Given exercise
Set down the data below from its first line to the line holding "import * as", inclusive; omit all pictures.

Supplied material
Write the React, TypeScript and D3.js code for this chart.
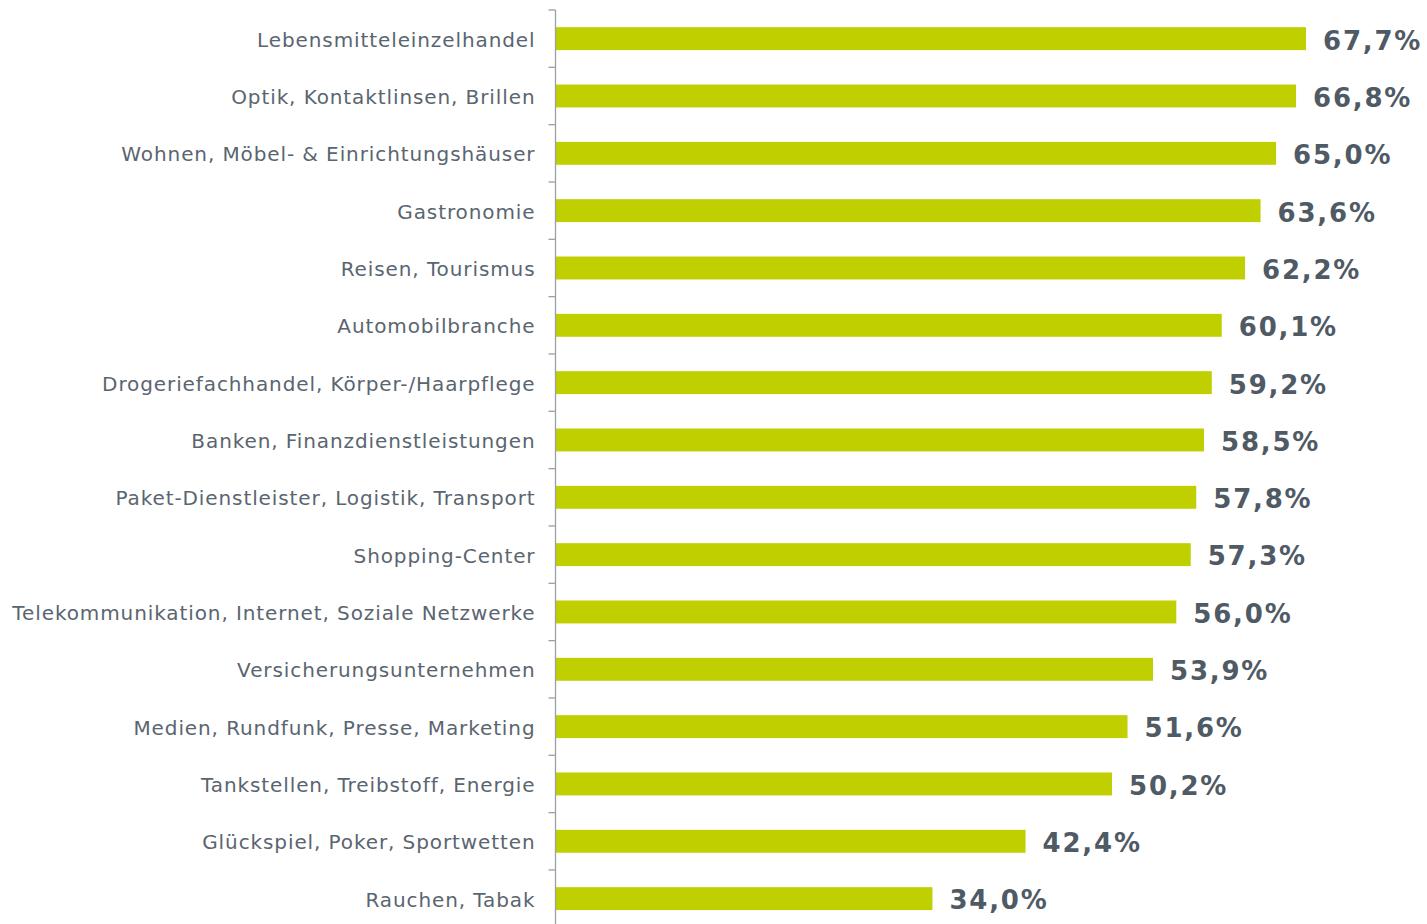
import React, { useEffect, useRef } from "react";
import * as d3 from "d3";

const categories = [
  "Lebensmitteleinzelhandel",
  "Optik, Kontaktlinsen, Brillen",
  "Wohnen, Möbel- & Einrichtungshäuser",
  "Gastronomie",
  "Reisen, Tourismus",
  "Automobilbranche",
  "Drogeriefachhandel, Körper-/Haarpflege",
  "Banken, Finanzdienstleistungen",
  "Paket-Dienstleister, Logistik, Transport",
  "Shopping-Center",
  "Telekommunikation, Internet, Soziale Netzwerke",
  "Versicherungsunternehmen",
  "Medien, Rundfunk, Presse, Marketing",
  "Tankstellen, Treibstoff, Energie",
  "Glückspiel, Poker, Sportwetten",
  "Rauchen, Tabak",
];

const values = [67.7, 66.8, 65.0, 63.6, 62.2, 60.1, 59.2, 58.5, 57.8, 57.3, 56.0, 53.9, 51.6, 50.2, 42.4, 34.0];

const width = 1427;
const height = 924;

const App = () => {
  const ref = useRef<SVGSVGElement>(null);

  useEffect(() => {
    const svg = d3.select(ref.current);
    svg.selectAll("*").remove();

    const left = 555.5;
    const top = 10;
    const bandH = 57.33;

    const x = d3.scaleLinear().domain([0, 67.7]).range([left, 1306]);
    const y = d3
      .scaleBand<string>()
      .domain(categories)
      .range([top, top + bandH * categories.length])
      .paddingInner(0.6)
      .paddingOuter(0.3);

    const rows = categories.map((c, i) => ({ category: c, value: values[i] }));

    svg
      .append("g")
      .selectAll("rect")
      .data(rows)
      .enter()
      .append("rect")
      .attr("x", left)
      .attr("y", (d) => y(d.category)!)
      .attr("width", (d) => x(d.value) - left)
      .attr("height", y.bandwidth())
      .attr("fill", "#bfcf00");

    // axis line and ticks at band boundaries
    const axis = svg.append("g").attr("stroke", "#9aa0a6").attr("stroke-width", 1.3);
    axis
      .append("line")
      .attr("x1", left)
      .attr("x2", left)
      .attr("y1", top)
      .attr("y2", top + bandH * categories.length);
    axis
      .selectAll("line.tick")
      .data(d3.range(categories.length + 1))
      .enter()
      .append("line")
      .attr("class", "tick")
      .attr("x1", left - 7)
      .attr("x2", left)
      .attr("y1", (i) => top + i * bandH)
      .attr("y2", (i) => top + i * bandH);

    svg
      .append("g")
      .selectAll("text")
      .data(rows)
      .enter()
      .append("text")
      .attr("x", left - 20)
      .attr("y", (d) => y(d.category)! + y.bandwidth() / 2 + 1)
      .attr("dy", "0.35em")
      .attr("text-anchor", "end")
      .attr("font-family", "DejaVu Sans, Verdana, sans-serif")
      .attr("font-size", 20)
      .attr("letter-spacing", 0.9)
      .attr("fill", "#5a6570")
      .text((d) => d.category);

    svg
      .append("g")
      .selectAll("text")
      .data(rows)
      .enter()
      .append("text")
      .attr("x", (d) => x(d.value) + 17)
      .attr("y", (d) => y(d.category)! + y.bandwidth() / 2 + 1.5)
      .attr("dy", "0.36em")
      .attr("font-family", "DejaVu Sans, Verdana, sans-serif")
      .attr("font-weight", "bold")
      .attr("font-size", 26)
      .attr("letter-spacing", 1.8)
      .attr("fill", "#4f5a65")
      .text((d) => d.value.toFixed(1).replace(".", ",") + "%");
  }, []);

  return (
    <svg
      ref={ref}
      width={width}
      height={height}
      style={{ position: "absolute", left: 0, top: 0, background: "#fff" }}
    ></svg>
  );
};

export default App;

Correct answer
Write the React, TypeScript and D3.js code for this chart.
import React, { useEffect, useRef } from "react";
import * as d3 from "d3";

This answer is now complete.